Black Nights Film Festival is proud to partner with FotoInMotion, a new tool that will automatically turn still images into immersive short-form videos. But what will be the future of tools for digital content creation? FotoInMotion partners will shed some light upon the trends!
“Visual content” has become an all-encompassing category that can mean different things depending on who’s creating or consuming or selling it. Still most of us can agree about what is and what is not a photograph: whether printed or pixelated, color or black and white, fine art or breaking news or the sunset shot from your summer vacation.
At the same time, of course, the digital revolution has changed everything. For better and worse.

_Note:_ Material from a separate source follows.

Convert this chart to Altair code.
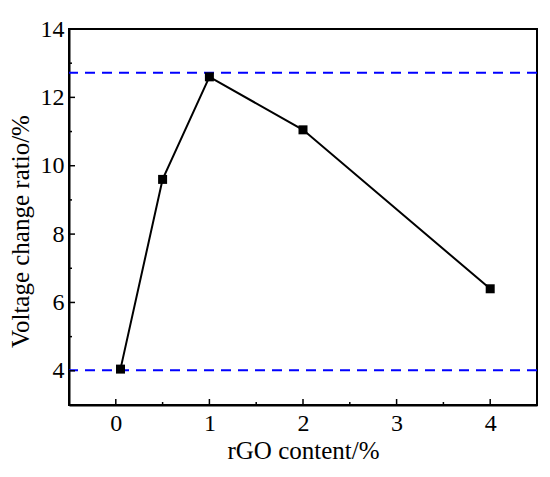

By most estimates, more than one trillion images are taken a year, up from 80 billion in 2000. Our smartphones and social media mean anyone can be a published photographer — anywhere, anytime. That’s the good news and bad news. It’s bad news not only for those who try to make a living from it, but also for the rest of us who might not see the best or most relevant images in the constant stream of often mediocre (or pointless) photographs.
Still, a whole new generation of multimedia storytellers and technologists are helping to figure out how to take advantage of the opportunities the digital revolution offers photography. The advertising, entertainment, art and information industries are pushing the boundaries around 3D imaging, augmented reality, and new formats like cinemagraphs that partially animate images.
Some of it is pretty cool, but much of it is not really photography — that unique experience that a still image offers by capturing a moment, scene or something else that will never be quite the same.
FotoInMotion is a new European Commission-backed project to build a digital tool to bridge the divide between the timeless power of photography and the new potential offered by information technology. The aim of the FotoInMotion tool is to use automation to efficiently turn any photograph into an immersive video for storytelling, journalistic and marketing purposes — a way to make great photographers come to life and transmit information in the endless stream of visual content.
The FotoInMotion desktop and mobile tool will allow both creative content producers and the creative public to efficiently produce high-quality videos from still photography, relying on AI-driven automated editing functions and dynamic effects.
Black Night Film Festival is a key partner in the project, overseeing a major pilot program to test and exploit the tool during its annual festival. Over the coming weeks, there will be more articles from FotoInMotion’s partners, who hail from six industry sectors and six different European countries, exploring what it means to be a visual storyteller. And what it means to be a photograph.